Are the incentives we can offer significant enough to entice Iran to change their behavior?
Are the disincentives significant enough to deter Iran from continuing their current course of action?
And most importantly:
Will Iran negotiate in good faith and live up to their negotiated commitments?
Now, negotiating with Iran is going to be a radical departure from the United State's current stance, which is a hard-line commitment to severed diplomatic relations and rhetoric in favor of regime change.
Disincentives: Actual regime change. Bombing raids. Arming of minority groups inside Iran. Nuclear strikes.
Incentives: Normalized relations. Trade relations. Tolerance of Iranian nuclear power program. Just treating Iran like they are a real country would be a step up for them.
We want Iran to stop sponsoring militias in Iraq and Lebanon and other terrorists. They want us to stop calling for regime change. If we are willing to do the one, are they willing to do the other? Has anyone ever freakin' asked them?
Now, there is also the question of Iranian nuclear status. Perhaps it is time to make realism the guiding light here. Nuclear bombs can be built by crappy little countries run by goofy-looking degenerates who can't even manage to get a decent haircut. It is unrealistic to expect that we can keep them out of the hands of determined countries. What we can do is make the consequences clear to Iran--that with the power will come a certain level of responsibility to control their nuclear power, and also that the United States will not hesitate to use nuclear weapons if forced to a direct confrontation with another nuclear power.

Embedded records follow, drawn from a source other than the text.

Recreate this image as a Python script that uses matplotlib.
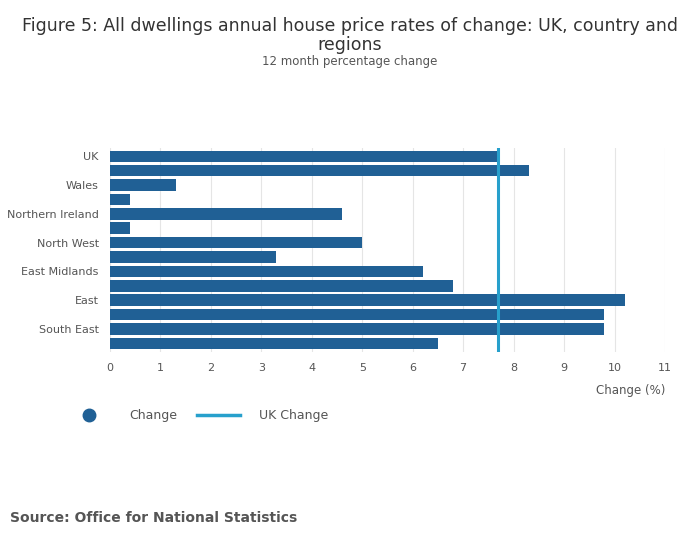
import matplotlib.pyplot as plt
from matplotlib.lines import Line2D

regions = ["UK", "England", "Wales", "Scotland", "Northern Ireland", "North East",
           "North West", "Yorkshire and The Humber", "East Midlands", "West Midlands",
           "East", "London", "South East", "South West"]
change = [7.7, 8.3, 1.3, 0.4, 4.6, 0.4, 5.0, 3.3, 6.2, 6.8, 10.2, 9.8, 9.8, 6.5]
uk_change = 7.7

bar_col = "#206095"
line_col = "#27a0cc"
txt = "#555555"

fig = plt.figure(figsize=(7, 5.49), dpi=100)
ax = fig.add_axes([0.157, 0.359, 0.793, 0.372])

y = list(range(len(regions)))
ax.barh(y, change, height=0.8, color=bar_col, zorder=2)
ax.plot([uk_change, uk_change], [-0.6, len(regions) - 0.4], color=line_col, lw=2.2, zorder=3)
ax.set_ylim(len(regions) - 0.4, -0.6)
ax.set_xlim(0, 11)
ax.set_xticks(range(12))
ax.set_yticks(y)
ax.set_yticklabels([r if i % 2 == 0 else "" for i, r in enumerate(regions)])
ax.tick_params(axis="both", length=0, labelsize=8, colors=txt, pad=8)
ax.grid(axis="x", color="#e5e5e5", lw=0.8, zorder=0)
for s in ax.spines.values():
    s.set_visible(False)
ax.set_xlabel("Change (%)", fontsize=8.5, color=txt, loc="right", labelpad=8)

fig.text(0.5, 0.935, "Figure 5: All dwellings annual house price rates of change: UK, country and\nregions",
         ha="center", va="center", fontsize=12.5, color="#333333", linespacing=1.1)
fig.text(0.5, 0.882, "12 month percentage change", ha="center", fontsize=8.5, color=txt)

handles = [Line2D([], [], marker="o", color=bar_col, ls="none", markersize=9),
           Line2D([], [], color=line_col, lw=2.5)]
fig.legend(handles, ["Change", "UK Change"], loc="center left", bbox_to_anchor=(0.08, 0.243),
           ncol=2, frameon=False, fontsize=9, labelcolor=txt, handlelength=3.5,
           columnspacing=1.5, handletextpad=1.5)

fig.text(0.014, 0.05, "Source: Office for National Statistics", fontsize=10, fontweight="bold", color=txt)

fig.savefig("out.png", dpi=100)
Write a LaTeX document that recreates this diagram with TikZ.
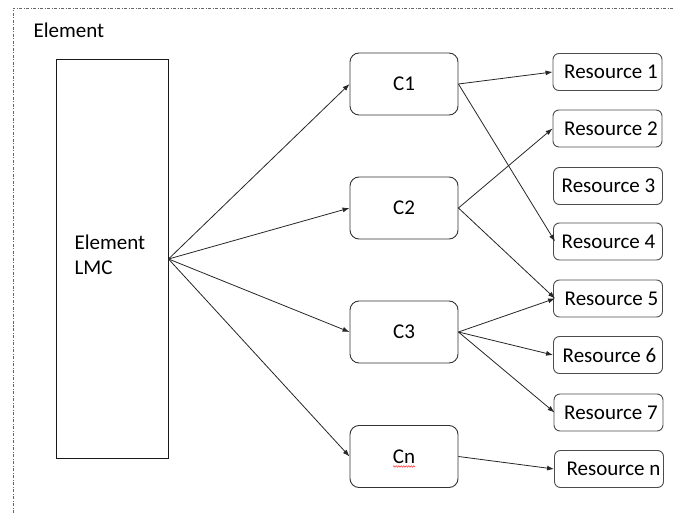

The United States can posture all we like about the Axis of Evil and war to the death with Iran. It's not realistic, and if we meant it, we'd be working a lot harder for regime change. Hence abandoning a rhetorical stance that serves no one and means nothing in favor of a no kidding offer of substantive negotiations in good faith (an approach not yet tried in dealing with Iran) costs us nothing but has the prospect of huge payoff. Maybe it is time to realize that the Shah fell the year after I was born, and nothing is going to put him back. We can't have a puppet government in Iran, but maybe we can have one we can get along with. After all, the French are just as hostile and George isn't calling for regime change in Paris.
And heck, let's get real honest. If they don't play ball, we can always nuke them into glass.
But the Persians were a civilized people when our ancestors were painting themselves blue and running around naked. Treating them like they are defined by a handful of religious nutjobs doesn't get us anywhere.
We are more likely to cause Iran to evolve in positive directions (secular, democratic, free) by having contact with America and Americans through diplomacy, trade, even tourism than we are by ranting in their direction while they rant at us. We can support economic and human rights reforms more effectively within the framework of normalized relations than we can from the otherside of a self-imposed moat.
And George Bush is the perfect person to restart relations with Iran. After all, there is an old Vulcan proverb: "Only Nixon could go to China."
I'm tired and going to go curl up in bed. Let me know what you think, folks.